Few things annoy me more than rhetoric that implies government spending is funded by the generosity of ministers rather than by taxpayers. (Alistair Darling’s pre-Budget report speech included lines such as, “Mr Speaker, we chose not to let people sink when they lost their jobs but to intervene to help them stay afloat.” No, Mr Darling, you didn’t – the taxpayer did.)
Such quibbles aside, it seems only sensible that when unemployment rises and companies stumble, the taxpayer should take up the slack. And yet the economic case for government stimulus is far from clear cut. Stimulus spending can erode private spending. My wife, for example, is a portrait photographer. Recently she secured a contract from a local council that kept her busy for weeks. While she was working on it she kept her head down, actively avoiding work in the private sector.

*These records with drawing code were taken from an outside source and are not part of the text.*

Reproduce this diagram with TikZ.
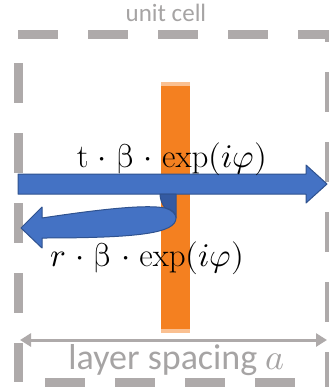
\documentclass[tikz,border=0pt]{standalone}
\usepackage{fontspec}
\usepackage{unicode-math}
\setmainfont{Carlito}
\setmathrm{Latin Modern Roman}
\usetikzlibrary{arrows.meta}

\definecolor{cellgray}{RGB}{174,170,170}
\definecolor{labelgray}{RGB}{166,164,164}
\definecolor{slaborange}{RGB}{244,128,32}
\definecolor{slablight}{RGB}{250,192,145}
\definecolor{beamblue}{RGB}{68,114,196}
\definecolor{beamedge}{RGB}{47,82,143}
\definecolor{beamback}{RGB}{52,90,162}

\newcommand{\wdot}{\mskip1mu\cdot\mskip1mu}

\begin{document}
\begin{tikzpicture}[x=1pt,y=-1pt,
    cellline/.style={cellgray,line width=9pt,dash pattern=on 40pt off 30pt},
    beam/.style={fill=beamblue,draw=beamedge,line width=1pt,line join=round},
    mathlabel/.style={anchor=base,inner sep=0pt,font=\fontsize{33}{40}\selectfont},
    graylabel/.style={anchor=base,inner sep=0pt,text=labelgray}]
  \useasboundingbox (0,0) rectangle (329,392);
  \clip (0,0) rectangle (329,392);
  % unit cell
  \coordinate (tl) at (18,34);
  \coordinate (tr) at (329.5,34);
  \coordinate (bl) at (18,382);
  \coordinate (br) at (329.5,382);
  \draw[cellline] (tl) -- (tr);
  \draw[cellline,dash phase=41pt] (tl) -- (bl);
  \draw[cellline,dash phase=43pt] (bl) -- (br);
  \draw[cellline,dash phase=32pt] (tr) -- (br);
  \node[graylabel,font=\fontsize{25}{30}\selectfont] (cell) at (166,21) {unit cell};
  % layer
  \fill[slaborange] (161,82) rectangle (190,333);
  \fill[slablight] (161,82) rectangle (190,86);
  \fill[slablight] (161,329) rectangle (190,333);
  % transmitted and reflected beams
  \draw[beam] (18,174) -- (306,174) -- (306,165) -- (327,184) -- (306,203) -- (306,194) -- (18,194) -- cycle;
  \draw[beam,fill=beamback] (160,194) -- (176,194) -- (176,218)
    .. controls (176,213) and (172,209) .. (165,208)
    .. controls (162,204) and (160,199) .. cycle;
  \draw[beam] (42,238) -- (42,248) -- (21,228) -- (42,207) -- (42,218)
    .. controls (95,210) and (145,204) .. (165,208)
    .. controls (172,210) and (176,214) .. (176,218)
    .. controls (176,233) and (140,238) .. cycle;
  \node[mathlabel] (tlab) at (172,167) {$\mathrm{t}\wdot\upbeta\wdot\exp(i\varphi)$};
  \node[mathlabel] (rlab) at (147.5,266) {$r\wdot\upbeta\wdot\exp(i\varphi)$};
  % spacing
  \coordinate (sl) at (20,340);
  \coordinate (sr) at (327,340);
  \draw[cellgray,line width=3pt,{Triangle[length=11pt,width=13pt]}-{Triangle[length=11pt,width=13pt]}] (sl) -- (sr);
  \node[graylabel,font=\fontsize{36}{43}\selectfont] (spacing) at (176.5,369) {layer spacing $a$};
\end{tikzpicture}
\end{document}
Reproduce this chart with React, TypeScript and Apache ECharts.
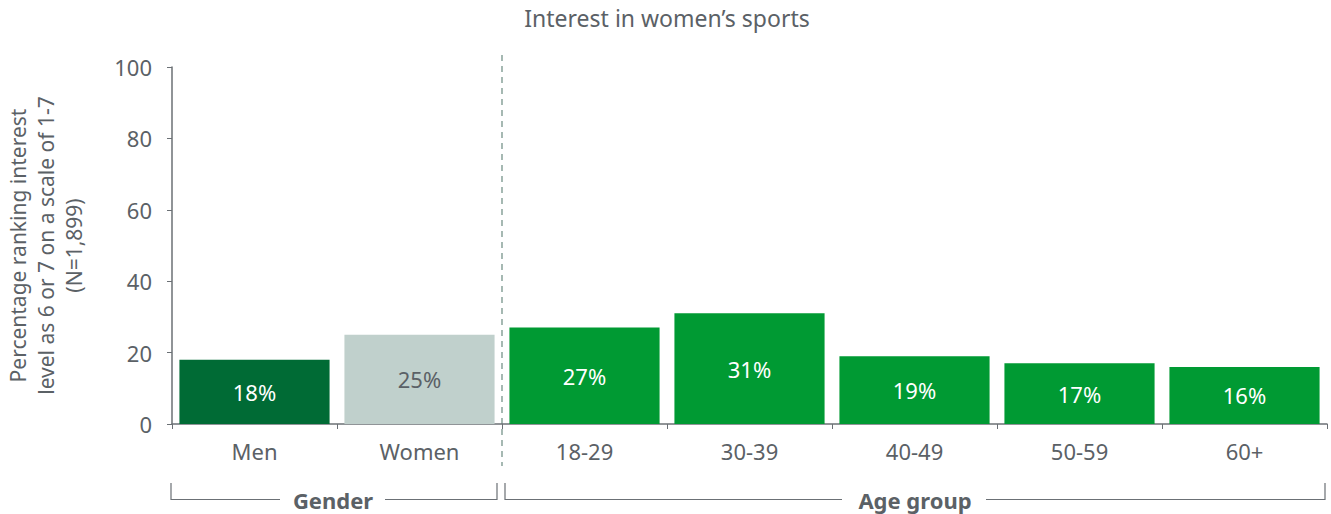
import React, { useEffect, useRef } from "react";
import * as echarts from "echarts";

const categories = ["Men", "Women", "18-29", "30-39", "40-49", "50-59", "60+"];
const values = [18, 25, 27, 31, 19, 17, 16];
const yTicks = [0, 20, 40, 60, 80, 100];
const groupLabels = ["Gender", "Age group"];

const FONT = "Noto Sans";
const TEXT = "#5b6166";
const AXIS = "#6b7075";
const barColors = ["#006b35", "#c0d0cc", "#009a33", "#009a33", "#009a33", "#009a33", "#009a33"];
const labelColors = ["#ffffff", "#5b6166", "#ffffff", "#ffffff", "#ffffff", "#ffffff", "#ffffff"];

export default function App() {
  const ref = useRef<HTMLDivElement>(null);
  useEffect(() => {
    if (!ref.current) return;
    const chart = echarts.init(ref.current, null, { renderer: "svg" });
    const lineStyle = { stroke: AXIS, lineWidth: 1.2, fill: "none" };
    chart.setOption({
      animation: false,
      textStyle: { fontFamily: FONT },
      title: {
        text: "Interest in women\u2019s sports",
        left: 662,
        textAlign: "center",
        top: 1,
        textStyle: { fontFamily: FONT, fontSize: 23, fontWeight: "normal", color: TEXT },
      },
      grid: { left: 172, right: 4, top: 67, bottom: 90, outerBoundsMode: "none", containLabel: false },
      xAxis: {
        type: "category",
        data: categories,
        axisLine: { lineStyle: { color: AXIS, width: 1.5 } },
        axisTick: { show: true, length: 5, lineStyle: { color: AXIS } },
        axisLabel: { fontFamily: FONT, fontSize: 22, color: TEXT, margin: 16 },
      },
      yAxis: {
        type: "value",
        min: 0,
        max: 100,
        interval: 20,
        axisLine: { show: true, lineStyle: { color: AXIS, width: 1.5 } },
        axisTick: { show: true, length: 5, lineStyle: { color: AXIS } },
        splitLine: { show: false },
        axisLabel: { fontFamily: FONT, fontSize: 22, color: TEXT, margin: 20,
          formatter: (v: number) => (yTicks.includes(v) ? String(v) : "") },
        name: "Percentage ranking interest\nlevel as 6 or 7 on a scale of 1-7\n(N=1,899)",
        nameLocation: "middle",
        nameGap: 84,
        nameTextStyle: { fontFamily: FONT, fontSize: 21, color: TEXT, lineHeight: 28 },
      },
      series: [
        {
          type: "bar",
          barCategoryGap: "9%",
          data: values.map((v, i) => ({
            value: v,
            itemStyle: { color: barColors[i] },
            label: { color: labelColors[i] },
          })),
          label: {
            show: true,
            position: "inside",
            fontFamily: FONT,
            fontSize: 22,
            formatter: "{c}%",
          },
        },
      ],
      graphic: [
        { type: "line", shape: { x1: 502, y1: 55, x2: 502, y2: 466 },
          style: { stroke: "#6b8a80", lineWidth: 1.2, lineDash: [6, 5] } },
        { type: "polyline", shape: { points: [[171, 483], [171, 499.5], [280, 499.5]] }, style: lineStyle },
        { type: "polyline", shape: { points: [[385, 499.5], [497, 499.5], [497, 483]] }, style: lineStyle },
        { type: "polyline", shape: { points: [[505, 483], [505, 499.5], [842, 499.5]] }, style: lineStyle },
        { type: "polyline", shape: { points: [[986, 499.5], [1325, 499.5], [1325, 483]] }, style: lineStyle },
        { type: "text", x: 333, y: 499.5,
          style: { text: groupLabels[0], fill: TEXT, font: `bold 22px '${FONT}'`, textAlign: "center", textVerticalAlign: "middle" } },
        { type: "text", x: 915, y: 499.5,
          style: { text: groupLabels[1], fill: TEXT, font: `bold 22px '${FONT}'`, textAlign: "center", textVerticalAlign: "middle" } },
      ],
    });
    return () => chart.dispose();
  }, []);
  return <div ref={ref} style={{ position: "absolute", left: 0, top: 0, width: 1331, height: 514 }} />;
}
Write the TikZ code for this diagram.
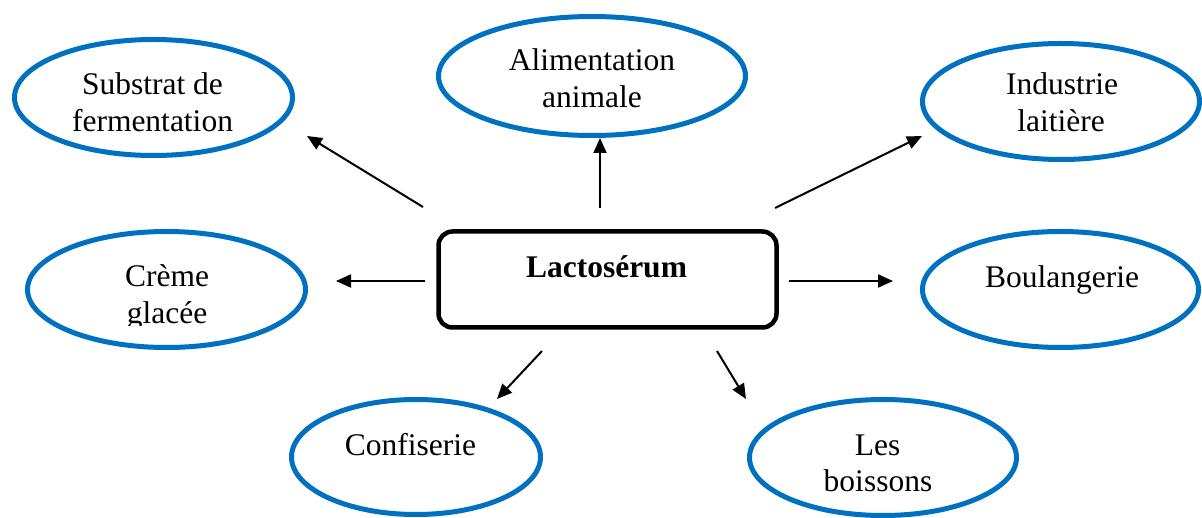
\documentclass[tikz,border=0pt]{standalone}
\usepackage{fontspec}
\setmainfont{Liberation Serif}
\usetikzlibrary{shapes.geometric,arrows.meta}
\definecolor{appblue}{RGB}{0,112,192}
\tikzset{
  usage/.style={ellipse, draw=appblue, line width=5pt, inner sep=0pt},
  hub/.style={draw=black, line width=4.5pt, rounded corners=14pt, inner sep=0pt},
  txt/.style={anchor=base, inner sep=0pt, font=\fontsize{31.5}{37}\selectfont},
  arr/.style={line width=2pt, -{Triangle[length=15pt,width=13pt]}}
}
\begin{document}
\begin{tikzpicture}[x=1pt,y=-1pt]
\useasboundingbox (0,0) rectangle (1202,518);

% central box
\node[hub, minimum width=338pt, minimum height=96pt] (hub) at (607.5,279.5) {};
\node[txt, font=\fontsize{31.5}{37}\selectfont\bfseries] (hub-t) at (606.5,278) {Lactosérum};

% application ellipses
\node[usage, minimum width=278pt, minimum height=116pt] (sub) at (153.5,97.5) {};
\node[usage, minimum width=307pt, minimum height=119pt] (alim) at (592,76) {};
\node[usage, minimum width=277pt, minimum height=116pt] (ind) at (1061,101.5) {};
\node[usage, minimum width=278pt, minimum height=116pt] (creme) at (166.5,289.5) {};
\node[usage, minimum width=276pt, minimum height=116pt] (boul) at (1060.5,289.5) {};
\node[usage, minimum width=249pt, minimum height=115pt] (conf) at (416,457) {};
\node[usage, minimum width=267pt, minimum height=116pt] (boiss) at (883,457.5) {};

% labels
\node[txt] (sub-a) at (152.5,95) {Substrat de};
\node[txt] (sub-b) at (152.5,132) {fermentation};
\node[txt] (alim-a) at (592,71) {Alimentation};
\node[txt] (alim-b) at (592,108) {animale};
\node[txt] (ind-a) at (1062,95) {Industrie};
\node[txt] (ind-b) at (1061,132) {laitière};
\node[txt] (creme-a) at (167,287) {Crème};
\begin{scope}
  \clip (0,200) rectangle (340,326);
  \node[txt] (creme-b) at (167,324) {glacée};
\end{scope}
\node[txt] (boul-a) at (1062,288) {Boulangerie};
\node[txt] (conf-a) at (410.5,455) {Confiserie};
\node[txt] (boiss-a) at (877.5,455) {Les};
\node[txt] (boiss-b) at (878,491) {boissons};

% arrow ends
\coordinate (s1) at (423,207);  \coordinate (e1) at (307,136);
\coordinate (s2) at (600,208);  \coordinate (e2) at (600,138);
\coordinate (s3) at (775,208);  \coordinate (e3) at (922,136);
\coordinate (s4) at (425,281);  \coordinate (e4) at (336,281);
\coordinate (s5) at (789,281);  \coordinate (e5) at (893,281);
\coordinate (s6) at (542,351);  \coordinate (e6) at (497,399);
\coordinate (s7) at (717,351);  \coordinate (e7) at (746,399);

\draw[arr] (s1) -- (e1);
\draw[arr] (s2) -- (e2);
\draw[arr] (s3) -- (e3);
\draw[arr] (s4) -- (e4);
\draw[arr] (s5) -- (e5);
\draw[arr] (s6) -- (e6);
\draw[arr] (s7) -- (e7);
\end{tikzpicture}
\end{document}
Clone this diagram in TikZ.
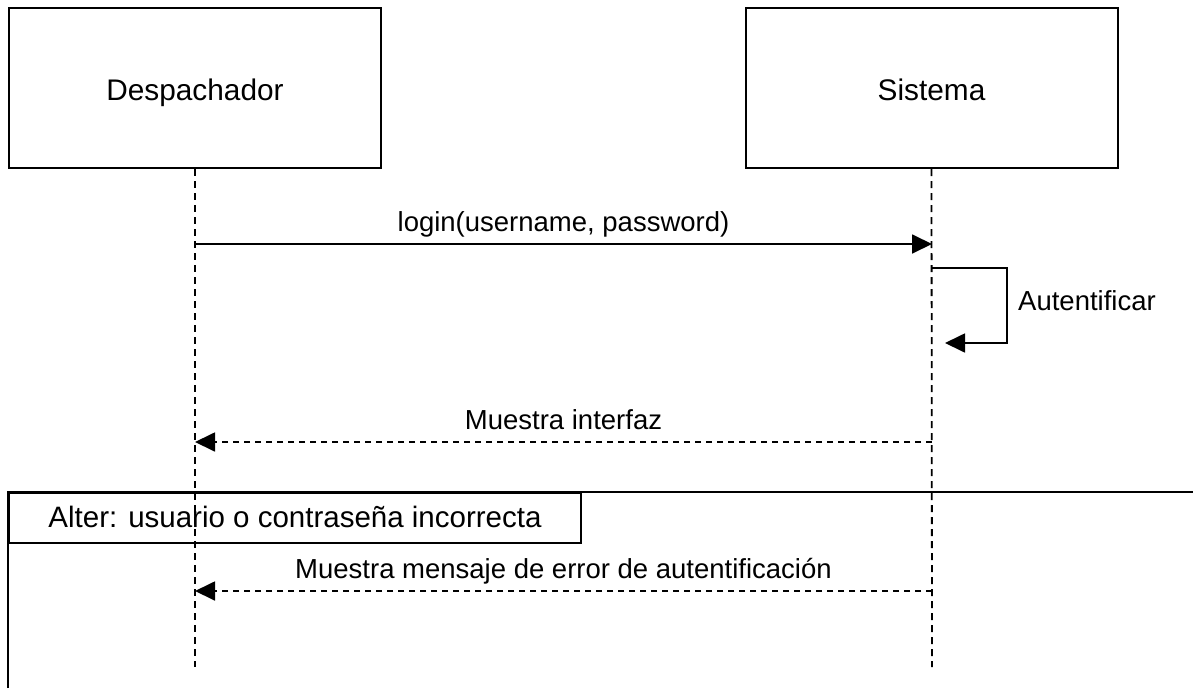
\documentclass[tikz,border=0pt]{standalone}
\usepackage{fontspec}
\setmainfont{Liberation Sans}
\usetikzlibrary{arrows.meta}
\begin{document}
\begin{tikzpicture}[x=1pt,y=-1pt,
  actor/.style={draw,line width=2pt,minimum width=372pt,minimum height=160pt,inner sep=0pt,text height=24pt,text depth=0pt,font=\fontsize{29.8}{32}\selectfont},
  lifeline/.style={line width=1.8pt,dash pattern=on 7pt off 5pt},
  msg/.style={line width=1.8pt,-{Triangle[length=20pt,width=19pt]}},
  reply/.style={msg,dash pattern=on 6pt off 5pt},
  lbl/.style={font=\fontsize{27.5}{30}\selectfont,inner sep=0pt},
  mlbl/.style={lbl,midway,anchor=base,yshift=13pt},
  framebox/.style={draw,line width=2pt,minimum width=572pt,minimum height=50pt,inner sep=0pt,text height=18pt,text depth=0pt,font=\fontsize{29.5}{32}\selectfont}]
\useasboundingbox (0,0) rectangle (1193,688);
% actors
\node[actor] (desp) at (195,88) {Despachador};
\node[actor] (sis) at (931.5,88) {Sistema};
% lifeline ends
\coordinate (dend) at (195,667);
\coordinate (send) at (932,667);
\draw[lifeline] (desp.south) -- (dend);
\draw[lifeline] (sis.south) -- (send);
% login
\coordinate (d1) at (195,244);
\coordinate (s1) at (932,244);
\draw[msg] (d1) -- node[mlbl] (l1) {login(username, password)} (s1);
% self message
\coordinate (s2) at (932,268);
\coordinate (s2b) at (945,343);
\draw[msg] (s2) -- (1007,268) -- (1007,343) -- (s2b);
\node[lbl,anchor=base west] (auth) at (1018,310) {Autentificar};
% muestra interfaz
\coordinate (s3) at (932,442);
\coordinate (d3) at (195,442);
\draw[reply] (s3) -- node[mlbl] (l3) {Muestra interfaz} (d3);
% alter frame
\draw[line width=2pt] (8,688) -- (8,492) -- (1193,492);
\node[framebox,anchor=north west] (alt) at (8,492) {Alter: usuario o contraseña incorrecta};
% error message
\coordinate (s4) at (932,591);
\coordinate (d4) at (195,591);
\draw[reply] (s4) -- node[mlbl] (l4) {Muestra mensaje de error de autentificación} (d4);
\end{tikzpicture}
\end{document}
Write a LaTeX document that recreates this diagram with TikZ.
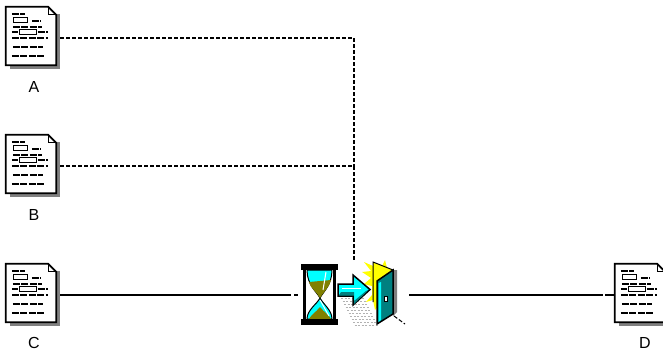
\documentclass[tikz,border=0pt]{standalone}
\usepackage{fontspec}
\setmainfont{Liberation Sans}
\usepackage{xcolor}
\usetikzlibrary{calc,positioning}
\definecolor{sandfill}{RGB}{128,128,0}
\definecolor{glassfill}{RGB}{0,255,255}
\definecolor{doorfill}{RGB}{0,128,128}
\definecolor{flashfill}{RGB}{255,255,0}
\newcommand{\docicon}[1]{
  % shadow, sheet and folded corner inside the named node
  \fill [gray] ($(#1.north east)+(-4,7)$) rectangle ($(#1.south east)+(0,0)$);
  \fill [gray] ($(#1.south west)+(4,-5)$) rectangle ($(#1.south east)+(0,0)$);
  \filldraw [pageline,fill=white] (#1.north west) -- ($(#1.north east)+(-12,0)$) -- ($(#1.north east)+(-4,8)$) -- ($(#1.south east)+(-4,-4)$) -- ($(#1.south west)+(0,-4)$) -- cycle;
  \draw [pageline,line width=1pt] ($(#1.north east)+(-12,0)$) -- ($(#1.north east)+(-12,8)$) -- ($(#1.north east)+(-4,8)$);
  \draw [textline] ($(#1.north west)+(6,7)$) -- +(13,0);
  \draw [pageline,line width=1.3pt] ($(#1.north west)+(8,11)$) rectangle +(14,5);
  \draw [textline] ($(#1.north west)+(26,14)$) -- +(9,0);
  \draw [textline] ($(#1.north west)+(7,20)$) -- +(29,0);
  \draw [textline] ($(#1.north west)+(6,25)$) -- +(6,0);
  \draw [pageline,line width=1.3pt] ($(#1.north west)+(14,23)$) rectangle +(17,5);
  \draw [textline] ($(#1.north west)+(32,25)$) -- +(10,0);
  \draw [textline] ($(#1.north west)+(6,31)$) -- +(36,0);
  \draw [textline] ($(#1.north west)+(7,40)$) -- +(30,0);
  \draw [textline] ($(#1.north west)+(6,49)$) -- +(33,0);
}
\begin{document}
\begin{tikzpicture}
  [
    x=1pt,y=-1pt,
    sheet/.style={rectangle,inner sep=0pt,minimum width=54pt,minimum height=62pt},
    pageline/.style={line width=1.8pt,line join=miter},
    textline/.style={line width=1.6pt,dash pattern=on 7pt off 1.5pt},
    doclabel/.style={inner sep=0pt,font=\fontsize{16}{16}\selectfont},
    dashline/.style={line width=1.1pt,dash pattern=on 3.5pt off 2.5pt},
    solidline/.style={line width=1.1pt}
  ]
  \useasboundingbox (0,0) rectangle (663,353);
  \node[sheet] (docA) at (33,38) {};
  \node[sheet] (docB) at (33,166) {};
  \node[sheet] (docC) at (33,295) {};
  \node[sheet] (docD) at (642,295) {};
  \node[doclabel] (labelA) at (34,87) {A};
  \node[doclabel] (labelB) at (34,215) {B};
  \node[doclabel] (labelC) at (34,343) {C};
  \node[doclabel] (labelD) at (645,343) {D};
  \node[rectangle,inner sep=0pt,minimum width=111pt,minimum height=66pt] (waitexit) at (353.5,295) {};
  \coordinate (joinAB) at (354,166);

  \draw [dashline] (docA.east) -| (joinAB);
  \draw [dashline] (docB.east) -- (joinAB);
  \draw [dashline] (joinAB) -- (joinAB |- waitexit.north);
  \draw [solidline,dash pattern=on 231pt off 3pt on 7pt] (docC.east) -- (waitexit.west);
  \draw [solidline,dash pattern=on 194pt off 2pt on 10pt] (waitexit.east) -- (docD.west);

  \docicon{docA}
  \docicon{docB}
  \docicon{docC}
  \docicon{docD}

  % hourglass
  \fill [white] (300,262) rectangle (340,327);
  \filldraw [fill=glassfill,line width=1pt] (307,270) -- (332,270) .. controls (332,285) and (323,292) .. (320,298) .. controls (323,304) and (332,310) .. (332,319) -- (307,319) .. controls (307,310) and (317,304) .. (320,298) .. controls (317,292) and (307,285) .. (307,270) -- cycle;
  \fill [sandfill] (309,282) -- (331,280) .. controls (330,287) and (323,292) .. (320,298) .. controls (317,292) and (310,288) .. (309,282) -- cycle;
  \fill [sandfill] (320,307) .. controls (324,312) and (329,315) .. (331,319) -- (309,319) .. controls (311,315) and (316,312) .. (320,307) -- cycle;
  \draw [white,line width=1pt] (326,272) -- (323,290) (320,300) -- (329,316);
  \fill (301,264) rectangle (338,270);
  \fill (301,319) rectangle (338,325);
  \draw [line width=2.4pt] (304.5,270) -- (304.5,319);
  \draw [line width=2.4pt] (334.5,270) -- (334.5,319);
  % hatched shadow of the door
  \foreach \hatchy in {298,301,...,325}
    \draw [gray!60,line width=1pt,dash pattern=on 2pt off 1.5pt] (341+\hatchy/2-149,\hatchy) -- (365+\hatchy/2-149,\hatchy);
  % flash and door
  \fill [flashfill] (373,262) -- (393,270) -- (377,281) -- (377,305) -- (373,300) -- cycle;
  \fill [flashfill] (373,266) -- (364,262) -- (371,271) -- (362,272) -- (371,278) -- (364,284) -- (372,286) -- (372,295) -- (366,302) -- (373,300) -- (375,310) -- (379,305) -- cycle;
  \fill [flashfill] (382,266) -- (385,260) -- (387,268) -- cycle;
  \fill [gray] (393,270) -- (397,270) -- (397,312) -- (393,316) -- cycle;
  \draw [line width=1pt] (373,302) -- (373,262) -- (393,270);
  \filldraw [fill=doorfill,line width=1.5pt] (377,281) -- (393,270) -- (393,314) -- (377,324) -- cycle;
  \fill [glassfill] (378.5,283) -- (381,282) -- (381,320) -- (378.5,322) -- cycle;
  \filldraw [fill=white,line width=1pt] (384,296) rectangle (387,301);
  \draw [line width=1pt,dash pattern=on 4pt off 2pt] (394,316) -- (405,324);
  % arrow
  \filldraw [fill=glassfill,line width=1.5pt] (338,284) -- (353,284) -- (353,275) -- (370,289.5) -- (353,305) -- (353,296) -- (338,296) -- cycle;
  \fill [doorfill] (341,292) -- (354,292) -- (354,301) -- (366,291) -- (369,289.5) -- (354,304) -- (354,295) -- (339,295) -- cycle;
  \draw [white,line width=1pt] (342,288) -- (361,288);
\end{tikzpicture}
\end{document}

A company looking for a photographer would have had to go elsewhere, perhaps paying more for an inferior snapper, perhaps giving up on the whole business.
The pro-stimulus view is that the government hires otherwise-unemployed workers, who spend money, which is used to hire other otherwise-unemployed workers, who go on to spend more money, and so on. No wonder such government spending is said to have a “multiplier”. But the example of my wife suggests that the multiplier could also be zero. Rather than reducing unemployment, the government may be shifting workers from the private to the public sector.